1.     the gravity of the contempt in the context of the particular circumstances of the case as they pertain to the administration of justice;

2.     whether the contempt offence is the first offence;

3.     presence of any mitigating factors such as good faith or an apology; and

4.     deterrence of similar conduct.

The Court was also referred to the FC decision in MNR v Marshall, 2006 FC 788, where relevant factors in relation to the failure for contempt of an order of the FC to disclose information pursuant to section 231.7 of the ITA were identified as:

i.  The primary purpose of imposing sanctions is to ensure compliance with orders of the court. Specific and general deterrence are important to ensure continued public confidence in the administration of justice;

ii.  Proportionality of sentencing requires striking a balance between enforcing the law and what the Court has called “temperance of justice”;

iii.  Aggravating factors include the objective gravity of the contemptuous conduct, the subjective gravity of the conduct (i.e. whether the conduct was a technical breach or a flagrant act with full knowledge of its unlawfulness), and whether the offender has repeatedly breached orders of the Court; and

iv.  Mitigating factors might include good faith attempts to comply (even after the breach), apologize or accept responsibility, or whether the breach is a first offence.

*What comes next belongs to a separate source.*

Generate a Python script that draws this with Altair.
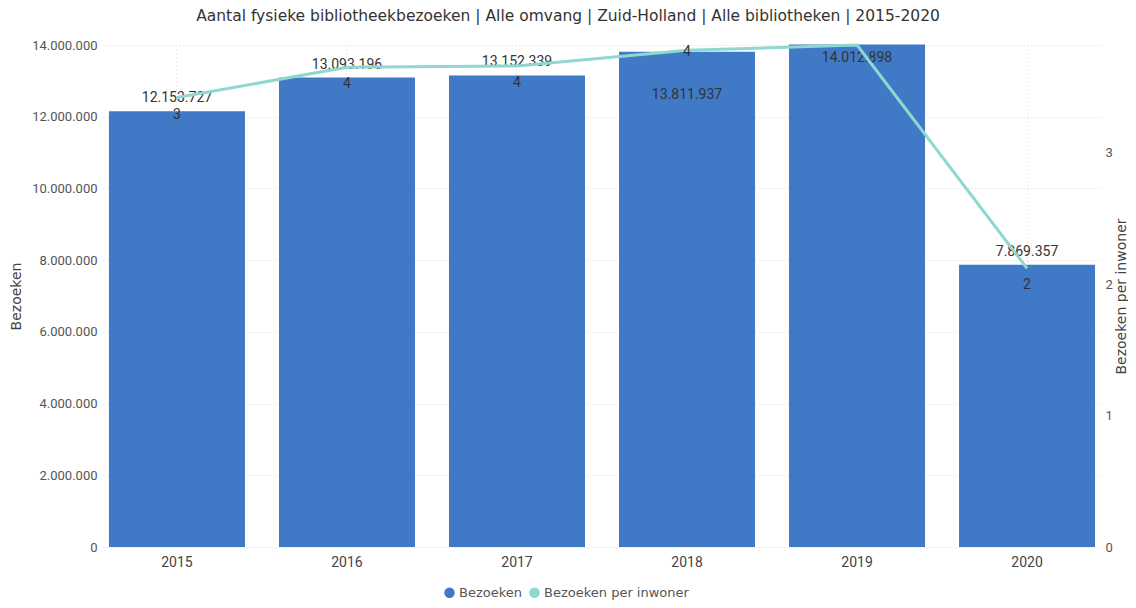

The court highlighted the importance of having taxpayers comply with an order to produce information in relation to their income tax liability given the self-assessing nature of our tax system and the importance of tax revenue for governmental functioning. The FC said at paragraph 14:

In my view, ensuring compliance with orders made by the Court pursuant to the Income Tax Act is critical because most everyone in Canada pays tax, and reporting is largely self-reporting.  If efforts by the Minister taken to ensure that taxpayers have complied and accurately reported income are ignored or thwarted, the taxation regime is seriously compromised and that affects every Canadian as we are dependant on tax revenue to fund most of our social and other programs, and indeed our government as a whole.  In that sense, compliance with the Income Tax Act is a fundamental civic duty which cannot be taken lightly or ignored.

The Court’s penalty imposed included:

    • A fine of $5,000 and the MNR’s costs on a solicitor-client basis of $19,905.74, to be paid within 30 days, failing which the director would have to serve 30 days in prison.
    • Providing the required information within 30 days, failing which the director would be imprisoned for 3 years consecutive.
    • An opportunity for the director to avoid imprisonment if he arranges for an oral examination under oath and provides satisfactory evidence that the fine and costs are such that they cannot be paid within the time period and more time is needed, or that the documents are not available and the failure to have them be available is not due to international actions, recklessness, or negligence.